Residents were not convinced. They targeted the meeting because they felt it was important to take action as early in the process as possible, before Britti moved on to apply for city building permits. “It’s about getting the license,” said Richard Winter, who lives on 26th Street and is a member of the block association. “Once you have it, forget it.”

Dan Shulman, president of the Condominium Association, outlined the residents’ concerns, which are based on Favela Cubana’s model: “Britti signed his name to Community Board 2’s stipulations,” which oversees the Favela Cubana site,  “that aren’t followed. He explicitly signed a stipulation saying he will not serve alcohol on the sidewalk café after 10 and the sliding doors must close at 10: 30.”

But Favela Cubana patrons are served drinks until closing, according to Shulman, who says that Britti has acknowledged to him that the eastside location serves drinks past 10:30, and allows dancing two nights a week without a cabaret license.

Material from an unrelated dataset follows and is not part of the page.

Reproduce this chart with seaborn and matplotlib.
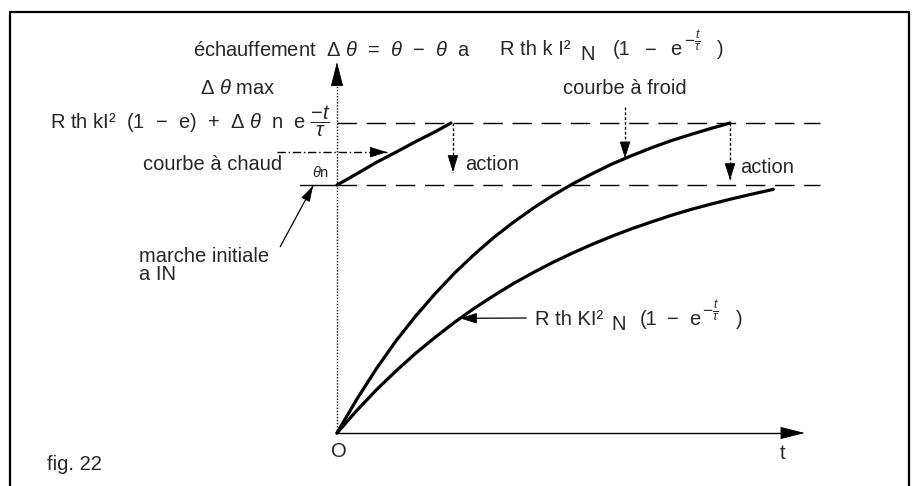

Britti admits that the stipulations say “that on Monday- Thursday, I have to close the doors and stop serving alcohol at 10 30.” When asked if people get drinks later than that, Britti responded “I never got a ticket or a violation for that.”

As for dancing, he said, “Is dancing illegal?”

Paul Seres, co-chair of Community Board 4’s permits and licensing committee, commented on Britti’s attitude. “I sat there [at the Community Board meeting] and gave the guy multiple opportunities to change his hours and mode of operation,” he said. “The guy wasn’t willing to work with the community.”

But Britti was frustrated because “they didn’t give me the option to stipulate” —though he admits to not upholding his current stipulations.

Currently, there are 14 establishments with liquor licenses within 500 feet of the proposed Cuban Star. In 2009, Fondue 26, LLC filed to open a family restaurant on the block – but that site now houses The Ainsworth, a sports bar with 25 flat screen televisions, which operates late into the night. The 26th Street Block Association opposed Cuban Star out of fear that “this might turn into another Ainsworth,” explained Shulman.

By mid-September, Britti “decided to squash the whole thing,” but he hasn’t given up completely. “We’re going to proceed from here and find a new location on the north side of 26th Street,” he says, which falls in Community Board 5, not 4.

Shulman, adamant in his opposition, said that if Britti tries to open on the other side of the block, “I would use what we’ve gathered with Community Board 5.”